In 1997 Bailey published Scarlet Ribbons: A Priest with Aids, the story of her brother, Rev Simon Bailey, an Anglican priest, who remained supported in his Yorkshire parish of Dinnington until he died in 1995. A new edition of Scarlet Ribbons was published in 2017 to considerable acclaim, including the BBC Radio 4 broadcast A priest with AIDS. on 23 July 2017. Between 1997 and 2005 Bailey was based mainly in Southern France, as described in her second book, Life in a Postcard.

Subsequent books explored the Pyrenees further, The Man who Married a Mountain (2005) about a 19th-century mountaineer, Sir Henry Russell-Killough, and the award-winning Love and War in the Pyrenees about World War II in the region, Camp de Rivesaltes, described by The Jewish Chronicle as "a quiet triumph of historical reconstruction."

==Later career==
Bailey was a writing tutor for the Arvon Foundation, a contributor to Jewish Book Week and between 2010-2012 and 2014-2015 a Fellow of the Royal Literary Fund at Queen Mary University of London.
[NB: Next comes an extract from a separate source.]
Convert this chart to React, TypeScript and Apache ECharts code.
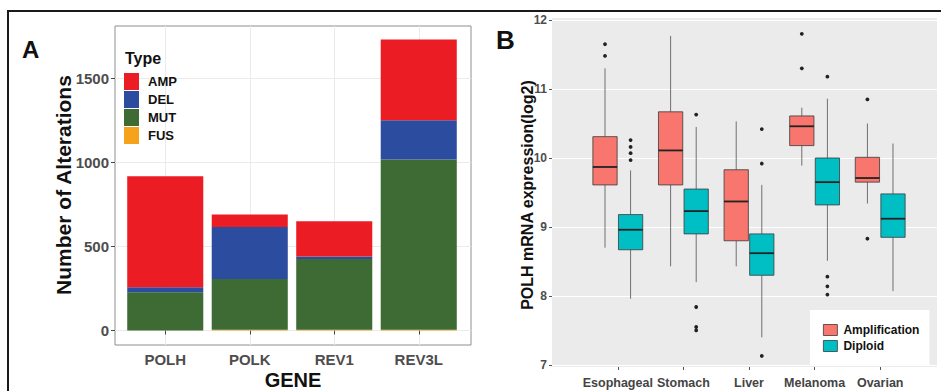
import React, { useEffect, useRef } from "react";
import * as echarts from "echarts";

// ---------- Panel A data ----------
const genes = ["POLH", "POLK", "REV1", "REV3L"];
const ampCounts = [660, 74, 209, 480];
const delCounts = [30, 309, 15, 234];
const mutCounts = [228, 302, 421, 1012];
const fusCounts = [0, 5, 5, 5];
const countTicks = [0, 500, 1000, 1500];
const countMin = -86;
const countMax = 1812;

// ---------- Panel B data ----------
const cancers = ["Esophageal", "Stomach", "Liver", "Melanoma", "Ovarian"];
// [lower whisker, Q1, median, Q3, upper whisker]
const ampBoxes = [
  [8.7, 9.61, 9.87, 10.31, 11.3],
  [8.43, 9.61, 10.11, 10.67, 11.77],
  [8.43, 8.8, 9.37, 9.83, 10.53],
  [9.89, 10.18, 10.46, 10.61, 10.73],
  [9.34, 9.65, 9.71, 10.01, 10.5],
];
const dipBoxes = [
  [7.96, 8.67, 8.96, 9.18, 9.82],
  [8.2, 8.9, 9.23, 9.55, 10.45],
  [7.4, 8.3, 8.62, 8.9, 9.61],
  [8.51, 9.32, 9.65, 10.0, 10.86],
  [8.07, 8.85, 9.12, 9.48, 10.21],
];
const ampOutliers = [
  [0, 11.65], [0, 11.48],
  [3, 11.8], [3, 11.3],
  [4, 10.85], [4, 8.83],
];
const dipOutliers = [
  [0, 10.26], [0, 10.16], [0, 10.07], [0, 9.97],
  [1, 10.63], [1, 7.84], [1, 7.55], [1, 7.5],
  [2, 10.42], [2, 9.92], [2, 7.13],
  [3, 11.18], [3, 8.28], [3, 8.14], [3, 8.02],
];
const exprTicks = [7, 8, 9, 10, 11, 12];
const exprMin = 6.97;
const exprMax = 12.03;

const FONT = "'Liberation Sans', Arial, Helvetica, sans-serif";
const AMP_COL = "#F8766D";
const DIP_COL = "#00BFC4";
const DODGE = 0.195;
const BOX_W = 0.37;

function boxRenderer(shift: number) {
  return (params: any, api: any) => {
    const idx = api.value(0);
    const band = api.size([1, 0])[0];
    const cx = api.coord([idx, api.value(3)])[0] + shift * band;
    const w = band * BOX_W;
    const yLo = api.coord([idx, api.value(1)])[1];
    const yQ1 = api.coord([idx, api.value(2)])[1];
    const yMed = api.coord([idx, api.value(3)])[1];
    const yQ3 = api.coord([idx, api.value(4)])[1];
    const yHi = api.coord([idx, api.value(5)])[1];
    const fill = api.visual("color");
    const whisker = { stroke: "#707070", lineWidth: 1 };
    return {
      type: "group",
      children: [
        { type: "line", shape: { x1: cx, y1: yHi, x2: cx, y2: yQ3 }, style: whisker },
        { type: "line", shape: { x1: cx, y1: yQ1, x2: cx, y2: yLo }, style: whisker },
        {
          type: "rect",
          shape: { x: cx - w / 2, y: yQ3, width: w, height: yQ1 - yQ3 },
          style: { fill, stroke: "#3a3a3a", lineWidth: 0.8 },
        },
        {
          type: "line",
          shape: { x1: cx - w / 2, y1: yMed, x2: cx + w / 2, y2: yMed },
          style: { stroke: "#222", lineWidth: 1.8 },
        },
      ],
    };
  };
}

function outlierRenderer(shift: number) {
  return (params: any, api: any) => {
    const idx = api.value(0);
    const band = api.size([1, 0])[0];
    const p = api.coord([idx, api.value(1)]);
    return {
      type: "circle",
      shape: { cx: p[0] + shift * band, cy: p[1], r: 1.9 },
      style: { fill: "#222" },
    };
  };
}

export default function App() {
  const ref = useRef<HTMLDivElement>(null);

  useEffect(() => {
    if (!ref.current) return;
    const chart = echarts.init(ref.current, undefined, { renderer: "svg" });

    const tickLabelA = { color: "#4D4D4D", fontWeight: "bold", fontSize: 15, fontFamily: FONT };
    const tickLabelB = { color: "#4D4D4D", fontWeight: "bold", fontSize: 12, fontFamily: FONT };

    const option: any = {
      animation: false,
      backgroundColor: "#ffffff",
      textStyle: { fontFamily: FONT },
      grid: [
        // A background / frame
        { left: 115, right: 470, top: 26, bottom: 46, show: true, backgroundColor: "#fff", borderColor: "#8f8f8f", borderWidth: 1 },
        // A bars
        { left: 123, right: 480, top: 26, bottom: 46, show: false },
        // B background
        { left: 552, right: 4, top: 18, bottom: 24, show: true, backgroundColor: "#EBEBEB", borderWidth: 0 },
        // B boxes
        { left: 585, right: 28, top: 18, bottom: 24, show: false },
      ],
      xAxis: [
        { gridIndex: 0, type: "value", min: 0, max: 1, show: false },
        {
          gridIndex: 1,
          type: "category",
          data: genes,
          axisLine: { show: false },
          axisTick: { show: true, alignWithLabel: true, length: 4, lineStyle: { color: "#444" } },
          axisLabel: { ...tickLabelA, margin: 7, interval: 0 },
          splitLine: { show: true, alignWithLabel: true, lineStyle: { color: "#EBEBEB", width: 1 } },
        },
        { gridIndex: 2, type: "value", min: 0, max: 1, show: false },
        {
          gridIndex: 3,
          type: "category",
          data: cancers,
          axisLine: { show: false },
          axisTick: { show: true, alignWithLabel: true, length: 3, lineStyle: { color: "#555" } },
          axisLabel: { color: "#444", fontWeight: "bold", fontSize: 12.5, fontFamily: FONT, margin: 9, interval: 0, hideOverlap: false },
          splitLine: { show: false },
        },
      ],
      yAxis: [
        {
          gridIndex: 0,
          type: "value",
          min: countMin,
          max: countMax,
          axisLine: { show: false },
          axisTick: { show: true, length: 4, customValues: countTicks, lineStyle: { color: "#444" } },
          axisLabel: { ...tickLabelA, margin: 6, customValues: countTicks, formatter: (v: number) => String(v) },
          splitLine: { show: true, lineStyle: { color: "#EBEBEB", width: 1 } },
        },
        { gridIndex: 1, type: "value", min: countMin, max: countMax, show: false, splitLine: { show: false } },
        {
          gridIndex: 2,
          type: "value",
          min: exprMin,
          max: exprMax,
          axisLine: { show: false },
          axisTick: { show: true, length: 3, customValues: exprTicks, lineStyle: { color: "#555" } },
          axisLabel: { ...tickLabelB, margin: 5, customValues: exprTicks, formatter: (v: number) => String(v) },
          splitLine: { show: true, lineStyle: { color: "#ffffff", width: 1.2 } },
        },
        { gridIndex: 3, type: "value", min: exprMin, max: exprMax, show: false, splitLine: { show: false } },
      ],
      legend: [
        {
          orient: "vertical",
          left: 124,
          top: 73,
          padding: 0,
          itemWidth: 15,
          itemHeight: 17,
          itemGap: 1,
          icon: "rect",
          selectedMode: false,
          data: ["AMP", "DEL", "MUT", "FUS"],
          textStyle: { fontSize: 13, fontWeight: "bold", color: "#111", fontFamily: FONT, padding: [0, 0, 0, 4] },
        },
        {
          orient: "vertical",
          left: 810,
          top: 310,
          padding: [14, 10, 13, 13],
          backgroundColor: "#ffffff",
          itemWidth: 14,
          itemHeight: 11,
          itemGap: 4,
          selectedMode: false,
          data: [
            { name: "Amplification", icon: "rect", itemStyle: { color: AMP_COL, borderColor: "#3a3a3a", borderWidth: 0.8 } },
            { name: "Diploid", icon: "rect", itemStyle: { color: DIP_COL, borderColor: "#3a3a3a", borderWidth: 0.8 } },
          ],
          textStyle: { fontSize: 12, fontWeight: "bold", color: "#111", fontFamily: FONT, padding: [0, 0, 0, 1] },
        },
      ],
      series: [
        { name: "FUS", type: "bar", xAxisIndex: 1, yAxisIndex: 1, stack: "total", barWidth: "90%", data: fusCounts, itemStyle: { color: "#F5A31A" } },
        { name: "MUT", type: "bar", xAxisIndex: 1, yAxisIndex: 1, stack: "total", barWidth: "90%", data: mutCounts, itemStyle: { color: "#3E6A33" } },
        { name: "DEL", type: "bar", xAxisIndex: 1, yAxisIndex: 1, stack: "total", barWidth: "90%", data: delCounts, itemStyle: { color: "#2B4C9F" } },
        { name: "AMP", type: "bar", xAxisIndex: 1, yAxisIndex: 1, stack: "total", barWidth: "90%", data: ampCounts, itemStyle: { color: "#EC1C24" } },
        {
          name: "Amplification",
          type: "custom",
          xAxisIndex: 3,
          yAxisIndex: 3,
          itemStyle: { color: AMP_COL },
          encode: { x: 0, y: [1, 2, 3, 4, 5] },
          data: ampBoxes.map((b, i) => [i, ...b]),
          renderItem: boxRenderer(-DODGE),
        },
        {
          name: "Diploid",
          type: "custom",
          xAxisIndex: 3,
          yAxisIndex: 3,
          itemStyle: { color: DIP_COL },
          encode: { x: 0, y: [1, 2, 3, 4, 5] },
          data: dipBoxes.map((b, i) => [i, ...b]),
          renderItem: boxRenderer(DODGE),
        },
        {
          name: "Amplification outliers",
          type: "custom",
          xAxisIndex: 3,
          yAxisIndex: 3,
          encode: { x: 0, y: 1 },
          data: ampOutliers,
          renderItem: outlierRenderer(-DODGE),
        },
        {
          name: "Diploid outliers",
          type: "custom",
          xAxisIndex: 3,
          yAxisIndex: 3,
          encode: { x: 0, y: 1 },
          data: dipOutliers,
          renderItem: outlierRenderer(DODGE),
        },
      ],
      graphic: [
        {
          type: "polyline",
          shape: { points: [[8, 391], [8, 11], [941, 11]] },
          style: { stroke: "#1a1a1a", lineWidth: 2, fill: "none" },
          silent: true,
        },
        {
          type: "text",
          x: 22,
          y: 49,
          style: { text: "A", fontSize: 24, fontWeight: "bold", fill: "#111", fontFamily: FONT, textAlign: "left", textVerticalAlign: "middle" },
        },
        {
          type: "text",
          x: 496,
          y: 40,
          style: { text: "B", fontSize: 26, fontWeight: "bold", fill: "#111", fontFamily: FONT, textAlign: "left", textVerticalAlign: "middle" },
        },
        {
          type: "text",
          x: 63,
          y: 185,
          rotation: Math.PI / 2,
          style: { text: "Number of Alterations", fontSize: 21, fontWeight: "bold", fill: "#111", fontFamily: FONT, textAlign: "center", textVerticalAlign: "middle" },
        },
        {
          type: "text",
          x: 293,
          y: 380,
          style: { text: "GENE", fontSize: 20, fontWeight: "bold", fill: "#111", fontFamily: FONT, textAlign: "center", textVerticalAlign: "middle" },
        },
        {
          type: "text",
          x: 125,
          y: 58,
          style: { text: "Type", fontSize: 16, fontWeight: "bold", fill: "#111", fontFamily: FONT, textAlign: "left", textVerticalAlign: "middle" },
        },
        {
          type: "text",
          x: 527,
          y: 195,
          rotation: Math.PI / 2,
          style: { text: "POLH mRNA expression(log2)", fontSize: 16, fontWeight: "bold", fill: "#111", fontFamily: FONT, textAlign: "center", textVerticalAlign: "middle" },
        },
      ],
    };

    chart.setOption(option);
    return () => chart.dispose();
  }, []);

  return (
    <div
      ref={ref}
      style={{ position: "absolute", left: 0, top: 0, width: 941, height: 391, background: "#fff" }}
    />
  );
}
==Personal life and death==
Bailey was married to author Barry Miles, and they had one son. She died in London on 20 March 2019. She had been suffering from leukaemia for several years prior to her death.

==Publications==
=== Books ===
- "Scarlet Ribbons: A Priest with Aids" (1997)
- "Life in a Postcard: Escape to the French Pyrenees" (2002)
- "The Man Who Married a Mountain" (2005)
- "Love and War in the Pyrenees" (2008)
- "The Arvon Book of Literary Non-fiction (contributor)" (2012)
- "Scarlet Ribbons: A Priest with Aids" (2017)

=== Travel guides ===
- Dorling Kindersley Eyewitness Guide to France. (Editor and contributor)
- Insight Guides to Tuscany, the Loire Valley, Burgundy, the Côte d'Azur and Southwest France (Editor and contributor)
- National Geographic Traveler Guide to France. (Author)
- Time Out (magazine) Guide to South of France. (contributor)

== Awards ==
- British Guild of Travel Writers' award for best narrative travel book 2008. (Love and War in the Pyrenees)
- British Guild of Travel Writers award for best European travel article 2006.
- ABTOF (Association of Tour Operators to France) award for best travel article 2008.